I work at the intersection of design, material research, and storytelling. My practice is grounded in a research-based approach that aims to understand local contexts and embrace complexity. I believe design is not only a tool for problem-solving, but also a space for reflection, dialogue, and long-term engagement.
Since 2023, I have been collaborating with wood scientists at the Fraunhofer Institute for Wood Research (WKI) on my ongoing project Fretting Traces – The Ornamental Potential of Bark Beetle Wood. I also hold a guest researcher position at the Max Planck Institute of Colloids and Interfaces in the Department of Biomaterials. My work explores how climate-induced material transformations can become a medium for critical and aesthetic inquiry.
I am currently pursuing a Master’s degree in Product Design at Weissensee Kunsthochschule Berlin. I completed my Bachelor in Industrial Design at the University of Applied Sciences Berlin, with a semester at the Bezalel Academy of Arts and Design.
I have exhibited and shared my work through workshops formats at institutions including Futurium Berlin, the Kunstgewerbemuseum Berlin, and the GRASSI Museum Leipzig.
I use media depending on context - working with material, text, and film. Through this plural approach, I aim to open up questions and allow for multiple perspectives.

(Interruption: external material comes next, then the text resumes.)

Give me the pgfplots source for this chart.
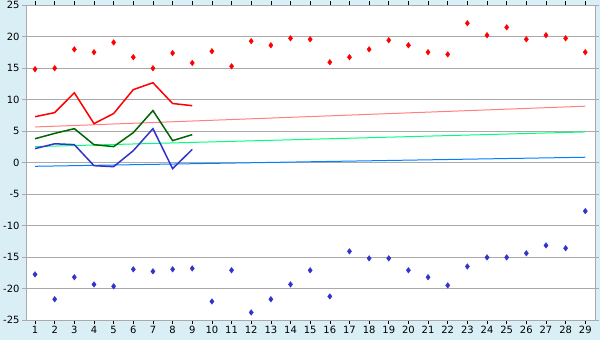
\documentclass[border=0pt]{standalone}
\usepackage{fontspec}
\setmainfont{DejaVu Sans}
\usepackage{pgfplots}
\pgfplotsset{compat=1.18}
\definecolor{bg}{HTML}{DAEFF5}
\definecolor{gridc}{HTML}{AAAAAA}
\definecolor{bluec}{HTML}{3333CC}
\definecolor{greenc}{HTML}{006600}
\definecolor{tred}{HTML}{FF8080}
\definecolor{tgreen}{HTML}{00FF80}
\definecolor{tblue}{HTML}{0080FF}
\begin{document}
\begin{tikzpicture}
\useasboundingbox (0,0) rectangle (600bp,340bp);
\fill[bg] (0,0) rectangle (600bp,340bp);
\begin{axis}[
  at={(26bp,20bp)}, anchor=south west,
  scale only axis, width=569.3bp, height=314.7bp,
  xmin=0.54, xmax=29.51, ymin=-25, ymax=25,
  xtick={1,...,29}, ytick={-25,-20,...,25},
  ymajorgrids, grid style={gridc, line width=0.8bp},
  axis background/.style={fill=white},
  axis line style={gridc, line width=1bp},
  tick align=outside, major tick length=4bp,
  xtick style={black, line width=0.6bp},
  ytick style={gridc, line width=0.8bp},
  tick label style={font=\fontsize{10}{11}\selectfont},
  /pgf/number format/assume math mode=true,
  yticklabel style={xshift=1bp},
  xticklabel style={yshift=1bp},
  clip=false,
]
% trend lines
\addplot[tred, line width=1bp] coordinates {(1,5.67) (29,8.97)};
\addplot[tgreen, line width=1bp] coordinates {(1,2.55) (29,4.88)};
\addplot[tblue, line width=1bp] coordinates {(1,-0.58) (29,0.86)};
% lines
\addplot[red, line width=1.5bp] coordinates {(1,7.3) (2,7.95) (3,11.1) (4,6.2) (5,7.8) (6,11.6) (7,12.7) (8,9.4) (9,9.05)};
\addplot[greenc, line width=1.5bp] coordinates {(1,3.8) (2,4.65) (3,5.4) (4,2.85) (5,2.55) (6,4.77) (7,8.27) (8,3.5) (9,4.45)};
\addplot[bluec, line width=1.5bp] coordinates {(1,2.23) (2,3.0) (3,2.86) (4,-0.48) (5,-0.64) (6,1.9) (7,5.4) (8,-0.95) (9,2.1)};
% max points
\addplot[only marks, mark=diamond*, mark size=2.8bp, red, mark options={fill=red}] coordinates {
(1,14.85) (2,15.0) (3,18.0) (4,17.55) (5,19.1) (6,16.75) (7,15.0) (8,17.4) (9,15.85)
(10,17.7) (11,15.3) (12,19.3) (13,18.65) (14,19.75) (15,19.6) (16,15.95) (17,16.75) (18,18.0) (19,19.45)
(20,18.65) (21,17.55) (22,17.2) (23,22.15) (24,20.25) (25,21.5) (26,19.6) (27,20.25) (28,19.75) (29,17.55)};
% min points
\addplot[only marks, mark=diamond*, mark size=2.8bp, bluec, mark options={fill=bluec}] coordinates {
(1,-17.75) (2,-21.7) (3,-18.2) (4,-19.35) (5,-19.65) (6,-16.95) (7,-17.27) (8,-16.95) (9,-16.8)
(10,-22.05) (11,-17.1) (12,-23.8) (13,-21.7) (14,-19.35) (15,-17.1) (16,-21.25) (17,-14.1) (18,-15.2) (19,-15.2)
(20,-17.1) (21,-18.2) (22,-19.5) (23,-16.5) (24,-15.05) (25,-15.05) (26,-14.4) (27,-13.15) (28,-13.6) (29,-7.7)};
\end{axis}
\end{tikzpicture}
\end{document}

Europe’s forests are in crisis. Between 2018 and 2022, over 20% of Germany’s national spruce supply became unscheduled calamity wood due to bark beetle infestations - an ecological and economic rupture exposing the fragility of monoculture forestry under climate stress. The European Spruce Bark Beetle emerges not as a simple pest, but as a symbol of the failure of human-centric, profit-driven resource use.

This project began as a personal response to the loss of the forest I grew up in. What started as grief turned into inquiry: could the visible traces of destruction - feeding galleries and blue stain fungi - hold aesthetic, cultural, and material value? Through interdisciplinary research with foresters, national park workers, cultural historians, and scientists, I explored how this wood might be reimagined.

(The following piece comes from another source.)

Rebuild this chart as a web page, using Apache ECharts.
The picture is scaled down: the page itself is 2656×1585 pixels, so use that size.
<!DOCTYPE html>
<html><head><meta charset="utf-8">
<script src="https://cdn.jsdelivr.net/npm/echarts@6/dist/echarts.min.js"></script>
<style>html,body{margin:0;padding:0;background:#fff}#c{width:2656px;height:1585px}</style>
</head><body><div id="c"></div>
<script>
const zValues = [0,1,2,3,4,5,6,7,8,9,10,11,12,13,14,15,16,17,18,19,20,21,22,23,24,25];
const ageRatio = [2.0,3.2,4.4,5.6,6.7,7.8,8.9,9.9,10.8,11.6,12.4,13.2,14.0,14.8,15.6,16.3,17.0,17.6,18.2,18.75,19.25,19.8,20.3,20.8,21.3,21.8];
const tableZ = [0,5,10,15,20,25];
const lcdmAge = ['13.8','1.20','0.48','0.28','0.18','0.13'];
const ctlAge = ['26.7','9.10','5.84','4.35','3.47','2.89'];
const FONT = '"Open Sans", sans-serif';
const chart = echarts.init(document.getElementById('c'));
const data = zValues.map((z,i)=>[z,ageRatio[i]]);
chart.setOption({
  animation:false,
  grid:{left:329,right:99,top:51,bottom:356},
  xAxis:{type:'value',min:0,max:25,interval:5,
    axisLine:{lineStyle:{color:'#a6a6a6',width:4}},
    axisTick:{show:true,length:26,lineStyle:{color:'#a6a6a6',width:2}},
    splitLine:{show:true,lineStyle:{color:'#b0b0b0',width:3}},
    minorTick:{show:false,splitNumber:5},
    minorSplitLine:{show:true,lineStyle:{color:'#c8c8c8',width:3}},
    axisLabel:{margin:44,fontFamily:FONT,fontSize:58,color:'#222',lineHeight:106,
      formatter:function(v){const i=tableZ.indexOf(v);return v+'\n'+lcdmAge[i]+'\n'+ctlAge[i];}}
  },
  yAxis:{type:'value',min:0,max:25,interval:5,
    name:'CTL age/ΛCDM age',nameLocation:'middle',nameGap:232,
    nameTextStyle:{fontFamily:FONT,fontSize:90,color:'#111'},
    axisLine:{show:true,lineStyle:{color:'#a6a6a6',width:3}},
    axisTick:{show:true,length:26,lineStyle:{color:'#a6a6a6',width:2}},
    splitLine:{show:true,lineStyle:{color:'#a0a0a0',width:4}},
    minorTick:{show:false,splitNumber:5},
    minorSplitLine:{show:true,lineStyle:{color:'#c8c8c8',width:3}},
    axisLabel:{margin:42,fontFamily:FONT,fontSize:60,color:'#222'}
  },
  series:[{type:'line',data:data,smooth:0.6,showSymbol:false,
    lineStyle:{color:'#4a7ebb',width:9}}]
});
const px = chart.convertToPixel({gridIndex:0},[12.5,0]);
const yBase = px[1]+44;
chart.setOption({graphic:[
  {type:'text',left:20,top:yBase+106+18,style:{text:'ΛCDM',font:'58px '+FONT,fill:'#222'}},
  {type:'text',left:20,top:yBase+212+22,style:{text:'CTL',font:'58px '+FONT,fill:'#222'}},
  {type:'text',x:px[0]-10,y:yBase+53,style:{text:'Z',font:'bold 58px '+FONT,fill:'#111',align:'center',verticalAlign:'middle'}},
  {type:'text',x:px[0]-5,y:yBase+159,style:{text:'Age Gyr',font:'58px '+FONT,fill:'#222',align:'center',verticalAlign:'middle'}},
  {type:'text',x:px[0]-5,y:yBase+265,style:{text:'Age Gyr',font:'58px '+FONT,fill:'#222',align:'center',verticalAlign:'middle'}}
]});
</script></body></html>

The resulting veneer collection, developed with Fraunhofer WKI, reveals intricate patterns left by the beetle. These are not defects, but narratives etched into the material - an invitation to rethink value and resource use in forestry.

I also developed a printing technique and workshop format called Printers and Engravers, referencing the beetle’s name Ips typographus. Participants engage with the beetle’s lifecycle through hands-on print experiments, linking craft, ecology, and education.

Through these workshops, exhibitions, and a short film, the project invites public dialogue on ethical forestry and post-extractive material futures.

Looking ahead, the work will expand into product and architectural applications to promote calamity wood’s design potential. Future inquiries include fungal pigments, similar crises in other species and regions, and new perspectives on the history and future of architected forests. This project engages spatial culture as a way to address environmental collapse through critical, sustainable design.